**Stated goal:** Quote precisely the run of lines opening with the line containing "Rebuild this chart" and closing with the line containing "const mo06CurveStress = [90.0, 85.0, 80.3, 75.2, 55.0, 47.3];", and nothing else.

**The records:**

____

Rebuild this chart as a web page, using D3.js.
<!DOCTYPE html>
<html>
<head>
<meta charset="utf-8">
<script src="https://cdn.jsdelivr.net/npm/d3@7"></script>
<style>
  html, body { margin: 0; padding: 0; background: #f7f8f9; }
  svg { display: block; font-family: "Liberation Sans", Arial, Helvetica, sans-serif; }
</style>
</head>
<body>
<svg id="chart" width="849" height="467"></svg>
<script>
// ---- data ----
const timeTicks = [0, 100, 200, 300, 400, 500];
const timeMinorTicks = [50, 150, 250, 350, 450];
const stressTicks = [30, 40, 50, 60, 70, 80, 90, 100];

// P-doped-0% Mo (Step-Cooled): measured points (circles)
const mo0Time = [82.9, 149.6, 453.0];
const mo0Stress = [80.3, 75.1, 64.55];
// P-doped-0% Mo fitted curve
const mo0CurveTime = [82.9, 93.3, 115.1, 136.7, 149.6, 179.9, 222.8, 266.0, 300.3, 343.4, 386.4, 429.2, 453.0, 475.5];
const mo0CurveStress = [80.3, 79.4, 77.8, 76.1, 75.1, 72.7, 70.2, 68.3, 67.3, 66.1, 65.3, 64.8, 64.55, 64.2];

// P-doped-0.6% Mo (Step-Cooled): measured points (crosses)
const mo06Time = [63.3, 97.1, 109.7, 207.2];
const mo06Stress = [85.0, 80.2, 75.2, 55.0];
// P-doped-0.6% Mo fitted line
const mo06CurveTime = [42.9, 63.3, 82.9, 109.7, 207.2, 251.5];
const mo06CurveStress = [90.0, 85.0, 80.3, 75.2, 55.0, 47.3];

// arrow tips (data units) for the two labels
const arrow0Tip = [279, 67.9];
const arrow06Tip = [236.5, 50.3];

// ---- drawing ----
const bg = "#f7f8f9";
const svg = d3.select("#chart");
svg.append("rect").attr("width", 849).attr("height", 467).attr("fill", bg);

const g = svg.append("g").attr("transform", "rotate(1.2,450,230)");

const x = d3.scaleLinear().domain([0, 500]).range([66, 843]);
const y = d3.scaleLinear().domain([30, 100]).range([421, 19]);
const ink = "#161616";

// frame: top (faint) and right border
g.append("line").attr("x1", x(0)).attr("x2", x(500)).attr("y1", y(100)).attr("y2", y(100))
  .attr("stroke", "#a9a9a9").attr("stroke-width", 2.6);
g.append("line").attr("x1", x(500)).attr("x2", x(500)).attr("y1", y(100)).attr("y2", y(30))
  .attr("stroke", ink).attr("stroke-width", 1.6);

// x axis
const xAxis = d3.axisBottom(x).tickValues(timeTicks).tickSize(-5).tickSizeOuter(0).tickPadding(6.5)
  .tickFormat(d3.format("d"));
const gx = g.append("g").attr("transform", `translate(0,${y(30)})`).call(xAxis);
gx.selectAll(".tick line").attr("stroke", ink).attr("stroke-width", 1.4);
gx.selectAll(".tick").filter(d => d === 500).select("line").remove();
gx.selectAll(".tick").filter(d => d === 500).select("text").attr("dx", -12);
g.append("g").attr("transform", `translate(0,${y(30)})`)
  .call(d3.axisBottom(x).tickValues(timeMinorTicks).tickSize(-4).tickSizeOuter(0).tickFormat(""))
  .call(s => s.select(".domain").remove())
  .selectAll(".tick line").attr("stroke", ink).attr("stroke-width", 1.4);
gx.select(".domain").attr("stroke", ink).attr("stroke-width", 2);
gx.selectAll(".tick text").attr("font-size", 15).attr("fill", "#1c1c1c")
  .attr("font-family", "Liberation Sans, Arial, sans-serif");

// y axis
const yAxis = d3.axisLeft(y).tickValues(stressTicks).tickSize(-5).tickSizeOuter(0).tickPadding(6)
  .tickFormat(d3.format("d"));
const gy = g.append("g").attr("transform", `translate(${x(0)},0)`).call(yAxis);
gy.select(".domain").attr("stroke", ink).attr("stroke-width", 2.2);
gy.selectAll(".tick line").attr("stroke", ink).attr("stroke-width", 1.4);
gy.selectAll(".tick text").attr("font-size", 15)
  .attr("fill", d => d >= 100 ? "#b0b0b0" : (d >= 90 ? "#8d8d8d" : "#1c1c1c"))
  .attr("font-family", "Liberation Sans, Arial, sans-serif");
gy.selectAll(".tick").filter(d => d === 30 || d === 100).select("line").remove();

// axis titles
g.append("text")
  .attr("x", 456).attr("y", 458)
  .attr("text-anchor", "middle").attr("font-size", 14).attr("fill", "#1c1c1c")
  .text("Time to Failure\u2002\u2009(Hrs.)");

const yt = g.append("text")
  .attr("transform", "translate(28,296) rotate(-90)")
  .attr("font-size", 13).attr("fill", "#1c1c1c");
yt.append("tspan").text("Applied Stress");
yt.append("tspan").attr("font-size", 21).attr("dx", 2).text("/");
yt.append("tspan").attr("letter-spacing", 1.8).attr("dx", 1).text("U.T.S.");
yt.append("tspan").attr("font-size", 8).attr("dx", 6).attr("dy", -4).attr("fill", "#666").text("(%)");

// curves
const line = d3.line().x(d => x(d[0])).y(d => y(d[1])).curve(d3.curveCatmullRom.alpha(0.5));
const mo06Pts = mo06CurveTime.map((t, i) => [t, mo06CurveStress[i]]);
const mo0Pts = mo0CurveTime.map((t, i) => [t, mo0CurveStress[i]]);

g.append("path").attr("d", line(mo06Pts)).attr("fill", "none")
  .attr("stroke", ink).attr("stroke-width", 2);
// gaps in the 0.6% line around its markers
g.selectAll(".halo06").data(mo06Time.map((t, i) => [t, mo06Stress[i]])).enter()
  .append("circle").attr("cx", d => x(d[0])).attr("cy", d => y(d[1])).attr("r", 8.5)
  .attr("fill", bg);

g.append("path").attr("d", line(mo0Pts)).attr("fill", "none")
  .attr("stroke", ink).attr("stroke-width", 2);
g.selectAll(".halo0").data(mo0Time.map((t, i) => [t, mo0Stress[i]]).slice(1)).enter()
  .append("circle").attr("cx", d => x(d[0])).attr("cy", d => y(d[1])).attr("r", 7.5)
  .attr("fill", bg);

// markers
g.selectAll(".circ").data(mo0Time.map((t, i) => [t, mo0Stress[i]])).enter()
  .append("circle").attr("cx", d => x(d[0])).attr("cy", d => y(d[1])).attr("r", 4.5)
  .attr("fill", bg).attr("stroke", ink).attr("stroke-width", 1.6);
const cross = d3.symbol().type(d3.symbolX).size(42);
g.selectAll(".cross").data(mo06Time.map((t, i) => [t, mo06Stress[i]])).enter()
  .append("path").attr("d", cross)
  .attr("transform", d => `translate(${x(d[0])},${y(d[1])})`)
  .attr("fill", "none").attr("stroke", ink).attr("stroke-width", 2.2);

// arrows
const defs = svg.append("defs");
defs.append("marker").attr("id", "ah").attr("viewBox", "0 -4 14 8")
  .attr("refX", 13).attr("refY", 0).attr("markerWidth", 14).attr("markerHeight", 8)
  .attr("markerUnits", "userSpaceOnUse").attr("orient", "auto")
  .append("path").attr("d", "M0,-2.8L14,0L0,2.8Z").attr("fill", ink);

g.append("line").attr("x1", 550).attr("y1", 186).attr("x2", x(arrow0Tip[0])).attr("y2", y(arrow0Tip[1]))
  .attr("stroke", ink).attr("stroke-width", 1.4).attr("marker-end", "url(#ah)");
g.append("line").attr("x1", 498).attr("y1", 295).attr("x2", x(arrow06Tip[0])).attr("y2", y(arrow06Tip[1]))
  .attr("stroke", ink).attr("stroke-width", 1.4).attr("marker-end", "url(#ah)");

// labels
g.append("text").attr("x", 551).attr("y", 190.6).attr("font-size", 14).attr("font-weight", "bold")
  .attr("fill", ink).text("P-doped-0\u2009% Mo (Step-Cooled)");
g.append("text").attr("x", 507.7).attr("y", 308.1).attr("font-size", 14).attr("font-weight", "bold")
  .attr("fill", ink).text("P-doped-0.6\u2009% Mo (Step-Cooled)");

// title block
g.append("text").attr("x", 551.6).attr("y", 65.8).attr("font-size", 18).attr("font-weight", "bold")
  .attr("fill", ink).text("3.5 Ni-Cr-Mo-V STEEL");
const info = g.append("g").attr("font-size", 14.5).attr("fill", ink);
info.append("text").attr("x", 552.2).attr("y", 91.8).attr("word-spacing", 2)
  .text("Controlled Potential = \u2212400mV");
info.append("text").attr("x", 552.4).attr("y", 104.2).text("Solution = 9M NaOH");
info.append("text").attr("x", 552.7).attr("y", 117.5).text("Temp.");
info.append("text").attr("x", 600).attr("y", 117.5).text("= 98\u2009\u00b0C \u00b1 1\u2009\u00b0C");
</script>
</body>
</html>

____

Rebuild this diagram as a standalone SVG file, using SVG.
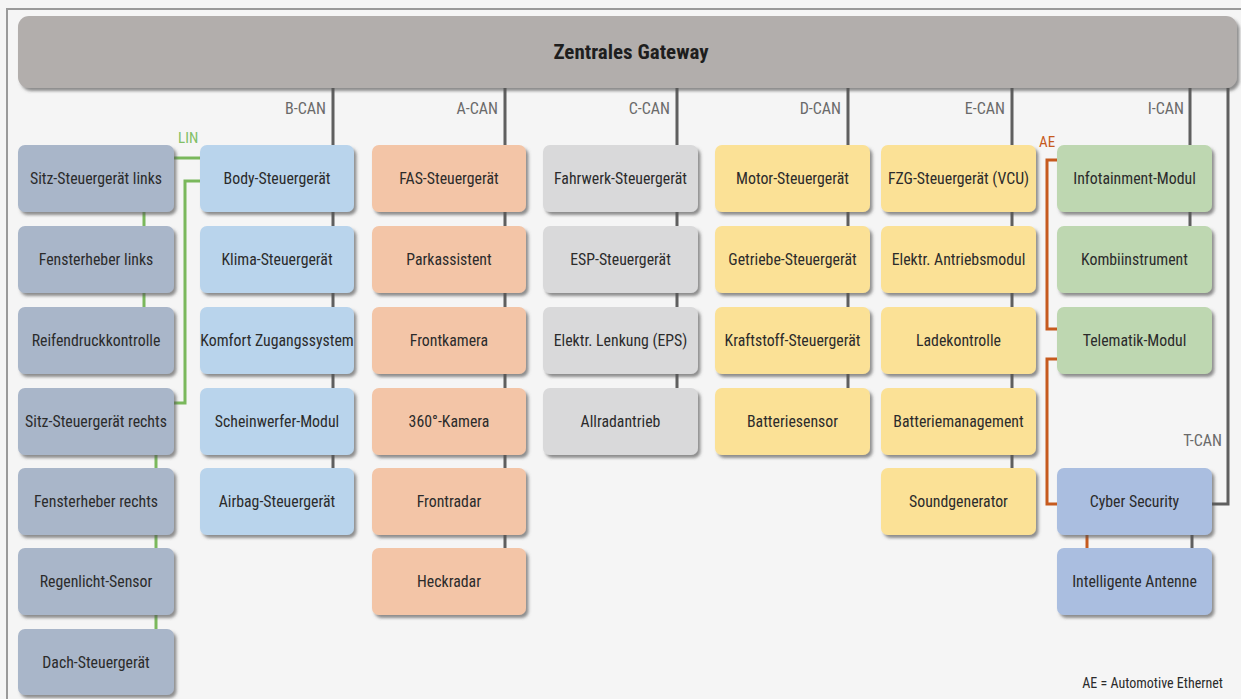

____

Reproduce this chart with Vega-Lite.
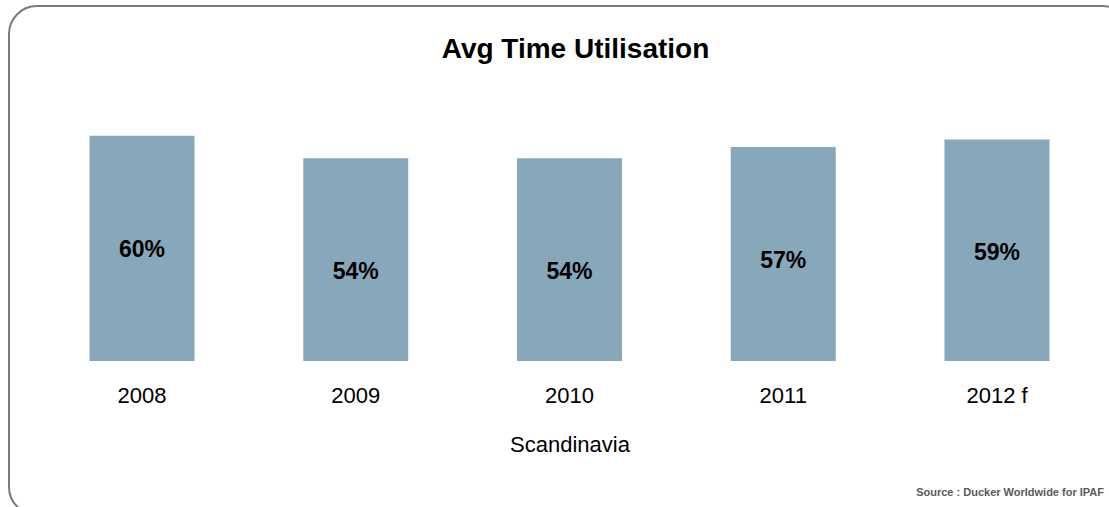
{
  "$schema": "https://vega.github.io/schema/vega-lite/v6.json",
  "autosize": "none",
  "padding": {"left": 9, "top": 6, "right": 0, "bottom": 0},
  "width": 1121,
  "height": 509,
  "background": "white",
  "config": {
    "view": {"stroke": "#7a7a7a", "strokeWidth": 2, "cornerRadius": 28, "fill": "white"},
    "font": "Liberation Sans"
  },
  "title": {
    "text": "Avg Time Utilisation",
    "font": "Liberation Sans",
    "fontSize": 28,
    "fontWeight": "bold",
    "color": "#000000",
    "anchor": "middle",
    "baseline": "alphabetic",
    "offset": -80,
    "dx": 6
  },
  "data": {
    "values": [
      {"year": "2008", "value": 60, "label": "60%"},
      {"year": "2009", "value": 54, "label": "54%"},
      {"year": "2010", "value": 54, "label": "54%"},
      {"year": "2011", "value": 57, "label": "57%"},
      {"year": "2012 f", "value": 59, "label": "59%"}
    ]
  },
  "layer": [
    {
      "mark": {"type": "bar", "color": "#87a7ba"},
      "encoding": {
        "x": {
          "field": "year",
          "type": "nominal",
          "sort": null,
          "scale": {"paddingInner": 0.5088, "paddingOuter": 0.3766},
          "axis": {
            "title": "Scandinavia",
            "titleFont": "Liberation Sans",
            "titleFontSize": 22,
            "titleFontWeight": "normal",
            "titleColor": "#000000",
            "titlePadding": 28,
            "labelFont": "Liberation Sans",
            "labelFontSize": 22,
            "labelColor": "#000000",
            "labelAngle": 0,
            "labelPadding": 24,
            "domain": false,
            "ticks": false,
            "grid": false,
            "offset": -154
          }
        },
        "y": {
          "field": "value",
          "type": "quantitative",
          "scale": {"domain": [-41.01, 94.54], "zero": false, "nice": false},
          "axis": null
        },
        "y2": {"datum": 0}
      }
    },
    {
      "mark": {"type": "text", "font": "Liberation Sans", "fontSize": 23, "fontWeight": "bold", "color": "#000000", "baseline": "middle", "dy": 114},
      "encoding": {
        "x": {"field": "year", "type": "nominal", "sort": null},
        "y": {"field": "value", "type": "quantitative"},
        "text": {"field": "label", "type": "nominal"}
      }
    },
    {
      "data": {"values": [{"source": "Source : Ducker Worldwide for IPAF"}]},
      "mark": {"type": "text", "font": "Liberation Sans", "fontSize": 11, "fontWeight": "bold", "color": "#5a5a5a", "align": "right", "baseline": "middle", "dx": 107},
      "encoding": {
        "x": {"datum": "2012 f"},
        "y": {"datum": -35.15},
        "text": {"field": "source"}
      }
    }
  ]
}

____

**Answer to this task:**
Rebuild this chart as a web page, using D3.js.
<!DOCTYPE html>
<html>
<head>
<meta charset="utf-8">
<script src="https://cdn.jsdelivr.net/npm/d3@7"></script>
<style>
  html, body { margin: 0; padding: 0; background: #f7f8f9; }
  svg { display: block; font-family: "Liberation Sans", Arial, Helvetica, sans-serif; }
</style>
</head>
<body>
<svg id="chart" width="849" height="467"></svg>
<script>
// ---- data ----
const timeTicks = [0, 100, 200, 300, 400, 500];
const timeMinorTicks = [50, 150, 250, 350, 450];
const stressTicks = [30, 40, 50, 60, 70, 80, 90, 100];

// P-doped-0% Mo (Step-Cooled): measured points (circles)
const mo0Time = [82.9, 149.6, 453.0];
const mo0Stress = [80.3, 75.1, 64.55];
// P-doped-0% Mo fitted curve
const mo0CurveTime = [82.9, 93.3, 115.1, 136.7, 149.6, 179.9, 222.8, 266.0, 300.3, 343.4, 386.4, 429.2, 453.0, 475.5];
const mo0CurveStress = [80.3, 79.4, 77.8, 76.1, 75.1, 72.7, 70.2, 68.3, 67.3, 66.1, 65.3, 64.8, 64.55, 64.2];

// P-doped-0.6% Mo (Step-Cooled): measured points (crosses)
const mo06Time = [63.3, 97.1, 109.7, 207.2];
const mo06Stress = [85.0, 80.2, 75.2, 55.0];
// P-doped-0.6% Mo fitted line
const mo06CurveTime = [42.9, 63.3, 82.9, 109.7, 207.2, 251.5];
const mo06CurveStress = [90.0, 85.0, 80.3, 75.2, 55.0, 47.3];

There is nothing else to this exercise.